[A run of records]
********

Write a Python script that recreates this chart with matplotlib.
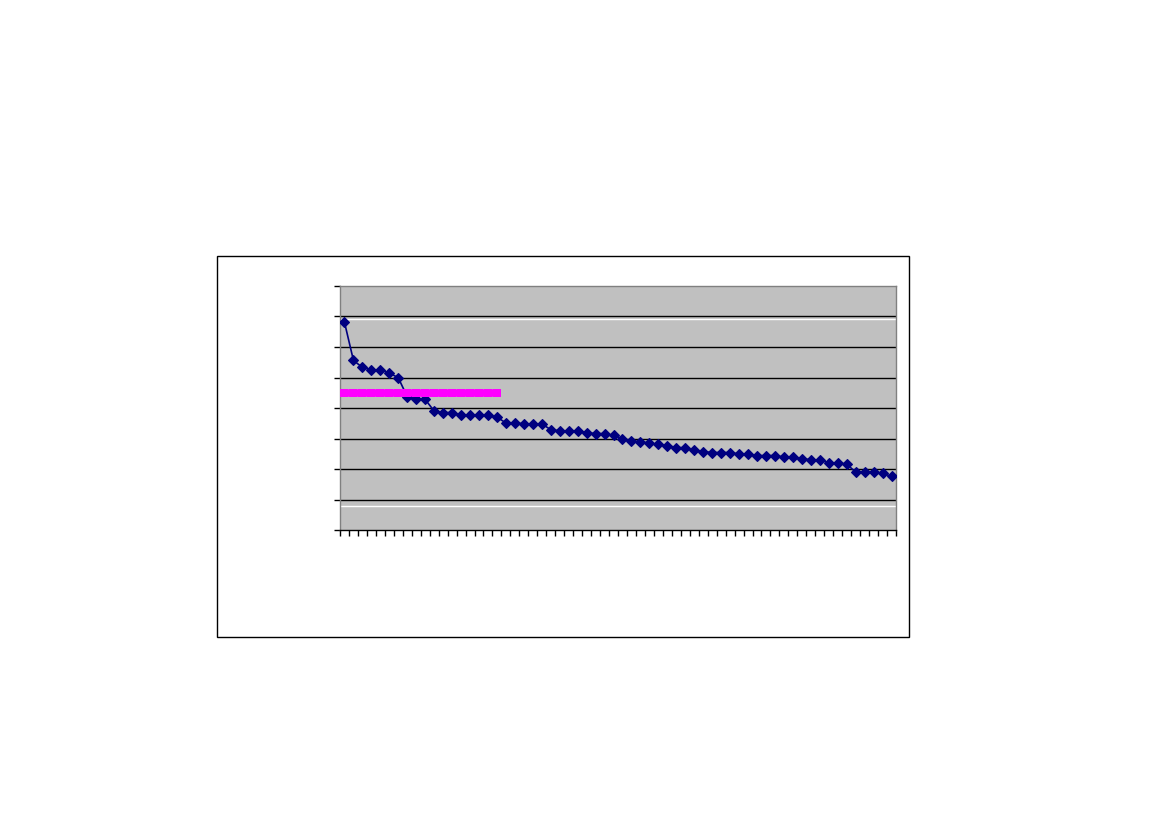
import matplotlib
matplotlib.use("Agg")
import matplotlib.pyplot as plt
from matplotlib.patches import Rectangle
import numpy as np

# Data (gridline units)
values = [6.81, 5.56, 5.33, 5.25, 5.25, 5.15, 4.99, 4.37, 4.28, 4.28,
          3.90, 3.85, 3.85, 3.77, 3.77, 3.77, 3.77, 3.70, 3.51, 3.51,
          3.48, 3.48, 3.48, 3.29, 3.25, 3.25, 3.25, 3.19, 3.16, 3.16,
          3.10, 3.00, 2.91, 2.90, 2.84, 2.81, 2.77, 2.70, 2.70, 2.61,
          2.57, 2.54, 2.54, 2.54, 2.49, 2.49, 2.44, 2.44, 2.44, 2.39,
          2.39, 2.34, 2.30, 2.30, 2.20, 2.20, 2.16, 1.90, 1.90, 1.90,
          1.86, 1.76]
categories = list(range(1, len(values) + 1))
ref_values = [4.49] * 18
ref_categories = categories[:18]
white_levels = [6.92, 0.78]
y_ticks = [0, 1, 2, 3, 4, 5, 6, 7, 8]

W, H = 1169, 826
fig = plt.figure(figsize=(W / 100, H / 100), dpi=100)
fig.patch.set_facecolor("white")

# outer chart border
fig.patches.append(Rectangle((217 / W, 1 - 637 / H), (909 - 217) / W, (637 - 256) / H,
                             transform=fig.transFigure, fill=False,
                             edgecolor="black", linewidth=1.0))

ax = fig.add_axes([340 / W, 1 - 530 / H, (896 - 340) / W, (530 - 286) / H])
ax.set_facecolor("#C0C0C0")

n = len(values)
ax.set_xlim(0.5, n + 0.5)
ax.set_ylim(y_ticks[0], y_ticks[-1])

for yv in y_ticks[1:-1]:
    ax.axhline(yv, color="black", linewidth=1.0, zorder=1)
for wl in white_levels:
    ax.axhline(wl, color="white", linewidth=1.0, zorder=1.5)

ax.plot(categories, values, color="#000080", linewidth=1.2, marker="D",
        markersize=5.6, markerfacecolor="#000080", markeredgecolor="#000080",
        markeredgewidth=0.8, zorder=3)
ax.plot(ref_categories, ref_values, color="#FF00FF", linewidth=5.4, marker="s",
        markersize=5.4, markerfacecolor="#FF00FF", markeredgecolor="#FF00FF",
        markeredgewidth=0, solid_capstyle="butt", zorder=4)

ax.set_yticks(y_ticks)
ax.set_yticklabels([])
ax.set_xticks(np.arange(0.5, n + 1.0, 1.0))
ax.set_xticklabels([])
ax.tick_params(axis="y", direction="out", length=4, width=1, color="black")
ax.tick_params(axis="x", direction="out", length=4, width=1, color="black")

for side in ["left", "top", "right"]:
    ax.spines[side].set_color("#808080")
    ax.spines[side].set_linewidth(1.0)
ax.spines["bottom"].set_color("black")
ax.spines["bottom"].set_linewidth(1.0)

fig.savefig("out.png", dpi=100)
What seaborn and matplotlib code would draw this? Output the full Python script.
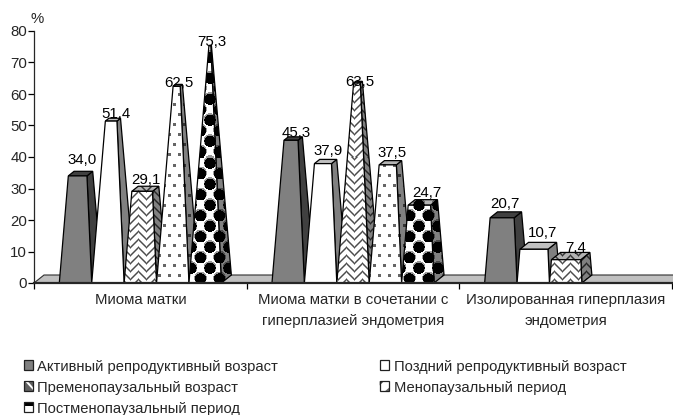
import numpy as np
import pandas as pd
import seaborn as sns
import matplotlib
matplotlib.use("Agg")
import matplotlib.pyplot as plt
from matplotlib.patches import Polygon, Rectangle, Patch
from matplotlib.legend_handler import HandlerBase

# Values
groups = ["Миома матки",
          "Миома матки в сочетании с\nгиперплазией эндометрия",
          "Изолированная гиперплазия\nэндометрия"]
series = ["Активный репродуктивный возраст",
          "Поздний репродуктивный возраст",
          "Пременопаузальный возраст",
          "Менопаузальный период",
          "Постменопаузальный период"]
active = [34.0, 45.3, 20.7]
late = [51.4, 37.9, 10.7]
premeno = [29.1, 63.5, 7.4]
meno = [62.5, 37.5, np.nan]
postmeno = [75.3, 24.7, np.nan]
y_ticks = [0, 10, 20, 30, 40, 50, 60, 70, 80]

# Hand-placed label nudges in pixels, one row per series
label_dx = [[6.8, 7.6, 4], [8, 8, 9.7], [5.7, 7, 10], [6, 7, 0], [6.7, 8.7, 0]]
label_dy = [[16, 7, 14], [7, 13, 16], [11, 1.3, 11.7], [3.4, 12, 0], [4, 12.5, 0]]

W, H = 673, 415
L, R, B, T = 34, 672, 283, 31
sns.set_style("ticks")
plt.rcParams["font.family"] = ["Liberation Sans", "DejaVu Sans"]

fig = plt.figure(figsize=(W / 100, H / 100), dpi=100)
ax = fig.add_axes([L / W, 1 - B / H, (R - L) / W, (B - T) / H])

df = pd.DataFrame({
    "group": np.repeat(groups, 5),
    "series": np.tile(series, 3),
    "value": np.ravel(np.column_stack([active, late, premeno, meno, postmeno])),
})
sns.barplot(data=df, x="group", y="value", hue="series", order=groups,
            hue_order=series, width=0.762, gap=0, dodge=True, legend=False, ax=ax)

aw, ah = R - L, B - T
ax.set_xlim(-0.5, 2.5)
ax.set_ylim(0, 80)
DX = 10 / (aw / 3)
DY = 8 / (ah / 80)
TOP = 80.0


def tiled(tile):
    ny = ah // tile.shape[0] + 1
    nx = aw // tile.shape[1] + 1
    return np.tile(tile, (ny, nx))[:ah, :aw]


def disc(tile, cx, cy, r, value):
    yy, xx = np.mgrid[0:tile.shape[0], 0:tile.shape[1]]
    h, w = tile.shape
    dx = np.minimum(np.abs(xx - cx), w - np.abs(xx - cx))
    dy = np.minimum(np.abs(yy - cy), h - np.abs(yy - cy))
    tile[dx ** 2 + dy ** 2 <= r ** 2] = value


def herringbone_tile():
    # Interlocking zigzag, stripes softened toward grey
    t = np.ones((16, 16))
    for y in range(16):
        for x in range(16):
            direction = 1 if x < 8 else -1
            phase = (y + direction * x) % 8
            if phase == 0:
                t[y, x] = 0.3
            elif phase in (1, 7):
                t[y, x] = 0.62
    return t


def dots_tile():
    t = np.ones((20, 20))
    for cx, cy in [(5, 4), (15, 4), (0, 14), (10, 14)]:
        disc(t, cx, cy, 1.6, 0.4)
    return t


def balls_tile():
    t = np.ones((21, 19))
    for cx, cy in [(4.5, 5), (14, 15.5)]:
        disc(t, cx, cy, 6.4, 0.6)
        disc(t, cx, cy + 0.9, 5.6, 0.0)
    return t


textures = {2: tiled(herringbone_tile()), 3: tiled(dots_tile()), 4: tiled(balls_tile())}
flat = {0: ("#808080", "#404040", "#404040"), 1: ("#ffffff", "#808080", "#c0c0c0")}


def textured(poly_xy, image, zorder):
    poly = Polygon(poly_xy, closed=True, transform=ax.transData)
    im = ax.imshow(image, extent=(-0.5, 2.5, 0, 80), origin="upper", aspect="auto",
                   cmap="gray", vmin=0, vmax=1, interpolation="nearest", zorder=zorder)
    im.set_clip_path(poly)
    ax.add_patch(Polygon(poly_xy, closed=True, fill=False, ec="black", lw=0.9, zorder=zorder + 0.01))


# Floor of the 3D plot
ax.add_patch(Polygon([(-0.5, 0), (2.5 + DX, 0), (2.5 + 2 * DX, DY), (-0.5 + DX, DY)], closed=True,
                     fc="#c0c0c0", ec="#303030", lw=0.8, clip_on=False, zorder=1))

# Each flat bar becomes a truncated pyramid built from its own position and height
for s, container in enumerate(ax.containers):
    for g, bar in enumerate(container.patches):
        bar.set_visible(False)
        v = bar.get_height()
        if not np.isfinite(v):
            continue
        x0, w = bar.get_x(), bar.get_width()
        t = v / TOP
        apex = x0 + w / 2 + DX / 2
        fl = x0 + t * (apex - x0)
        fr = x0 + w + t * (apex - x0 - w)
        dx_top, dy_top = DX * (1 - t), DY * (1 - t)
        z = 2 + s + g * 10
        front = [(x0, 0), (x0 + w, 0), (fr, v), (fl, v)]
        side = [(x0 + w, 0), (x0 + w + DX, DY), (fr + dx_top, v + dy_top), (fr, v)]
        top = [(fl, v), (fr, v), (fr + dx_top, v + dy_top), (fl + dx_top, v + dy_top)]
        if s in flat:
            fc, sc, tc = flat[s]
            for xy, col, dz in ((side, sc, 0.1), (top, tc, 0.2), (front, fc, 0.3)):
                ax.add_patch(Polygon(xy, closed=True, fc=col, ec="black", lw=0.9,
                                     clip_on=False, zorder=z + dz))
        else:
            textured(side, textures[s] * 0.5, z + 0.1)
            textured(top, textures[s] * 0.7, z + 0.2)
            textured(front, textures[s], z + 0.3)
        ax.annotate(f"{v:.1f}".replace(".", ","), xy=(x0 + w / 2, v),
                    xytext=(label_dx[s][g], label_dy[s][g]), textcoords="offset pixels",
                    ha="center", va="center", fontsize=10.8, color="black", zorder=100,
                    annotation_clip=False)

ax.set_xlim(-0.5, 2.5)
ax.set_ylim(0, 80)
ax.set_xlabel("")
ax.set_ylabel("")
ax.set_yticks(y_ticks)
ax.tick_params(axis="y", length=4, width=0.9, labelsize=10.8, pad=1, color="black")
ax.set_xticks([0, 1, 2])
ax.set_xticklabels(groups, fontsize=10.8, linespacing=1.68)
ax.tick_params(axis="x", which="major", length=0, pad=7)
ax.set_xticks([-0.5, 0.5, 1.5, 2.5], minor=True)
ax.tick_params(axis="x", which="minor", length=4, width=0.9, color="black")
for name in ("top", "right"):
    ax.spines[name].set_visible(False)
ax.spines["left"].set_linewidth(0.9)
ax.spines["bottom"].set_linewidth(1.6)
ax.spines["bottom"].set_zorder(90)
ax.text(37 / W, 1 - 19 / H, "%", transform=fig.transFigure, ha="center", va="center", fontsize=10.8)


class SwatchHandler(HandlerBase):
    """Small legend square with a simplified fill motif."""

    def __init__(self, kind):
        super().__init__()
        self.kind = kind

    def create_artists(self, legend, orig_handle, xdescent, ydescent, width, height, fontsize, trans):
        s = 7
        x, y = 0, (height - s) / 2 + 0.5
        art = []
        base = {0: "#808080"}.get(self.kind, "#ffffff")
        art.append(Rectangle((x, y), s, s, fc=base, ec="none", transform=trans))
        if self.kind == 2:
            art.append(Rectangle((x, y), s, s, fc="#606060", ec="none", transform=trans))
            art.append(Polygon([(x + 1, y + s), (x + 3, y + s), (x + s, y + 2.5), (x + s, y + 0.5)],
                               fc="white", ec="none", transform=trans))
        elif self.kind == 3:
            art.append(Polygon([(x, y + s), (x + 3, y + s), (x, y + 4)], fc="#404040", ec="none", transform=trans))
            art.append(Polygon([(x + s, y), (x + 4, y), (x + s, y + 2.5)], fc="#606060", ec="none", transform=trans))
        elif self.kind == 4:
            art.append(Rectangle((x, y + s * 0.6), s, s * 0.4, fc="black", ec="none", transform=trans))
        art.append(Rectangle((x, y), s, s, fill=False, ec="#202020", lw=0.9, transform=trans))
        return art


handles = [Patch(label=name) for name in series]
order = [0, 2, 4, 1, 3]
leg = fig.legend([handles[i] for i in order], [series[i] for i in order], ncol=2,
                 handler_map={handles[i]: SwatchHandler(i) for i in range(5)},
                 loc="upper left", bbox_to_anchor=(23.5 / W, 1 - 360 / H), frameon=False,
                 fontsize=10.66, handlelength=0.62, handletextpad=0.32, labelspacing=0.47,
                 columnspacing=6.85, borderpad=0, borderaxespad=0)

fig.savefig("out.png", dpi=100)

********

#### WHAT IS EXPECTED
Above are records; repeat only the lines from the line with "What seaborn and" through the line with "ax = fig.add_axes([L", and leave pictures out.

#### ANSWER TO THIS EXERCISE
What seaborn and matplotlib code would draw this? Output the full Python script.
import numpy as np
import pandas as pd
import seaborn as sns
import matplotlib
matplotlib.use("Agg")
import matplotlib.pyplot as plt
from matplotlib.patches import Polygon, Rectangle, Patch
from matplotlib.legend_handler import HandlerBase

# Values
groups = ["Миома матки",
          "Миома матки в сочетании с\nгиперплазией эндометрия",
          "Изолированная гиперплазия\nэндометрия"]
series = ["Активный репродуктивный возраст",
          "Поздний репродуктивный возраст",
          "Пременопаузальный возраст",
          "Менопаузальный период",
          "Постменопаузальный период"]
active = [34.0, 45.3, 20.7]
late = [51.4, 37.9, 10.7]
premeno = [29.1, 63.5, 7.4]
meno = [62.5, 37.5, np.nan]
postmeno = [75.3, 24.7, np.nan]
y_ticks = [0, 10, 20, 30, 40, 50, 60, 70, 80]

# Hand-placed label nudges in pixels, one row per series
label_dx = [[6.8, 7.6, 4], [8, 8, 9.7], [5.7, 7, 10], [6, 7, 0], [6.7, 8.7, 0]]
label_dy = [[16, 7, 14], [7, 13, 16], [11, 1.3, 11.7], [3.4, 12, 0], [4, 12.5, 0]]

W, H = 673, 415
L, R, B, T = 34, 672, 283, 31
sns.set_style("ticks")
plt.rcParams["font.family"] = ["Liberation Sans", "DejaVu Sans"]

fig = plt.figure(figsize=(W / 100, H / 100), dpi=100)
ax = fig.add_axes([L / W, 1 - B / H, (R - L) / W, (B - T) / H])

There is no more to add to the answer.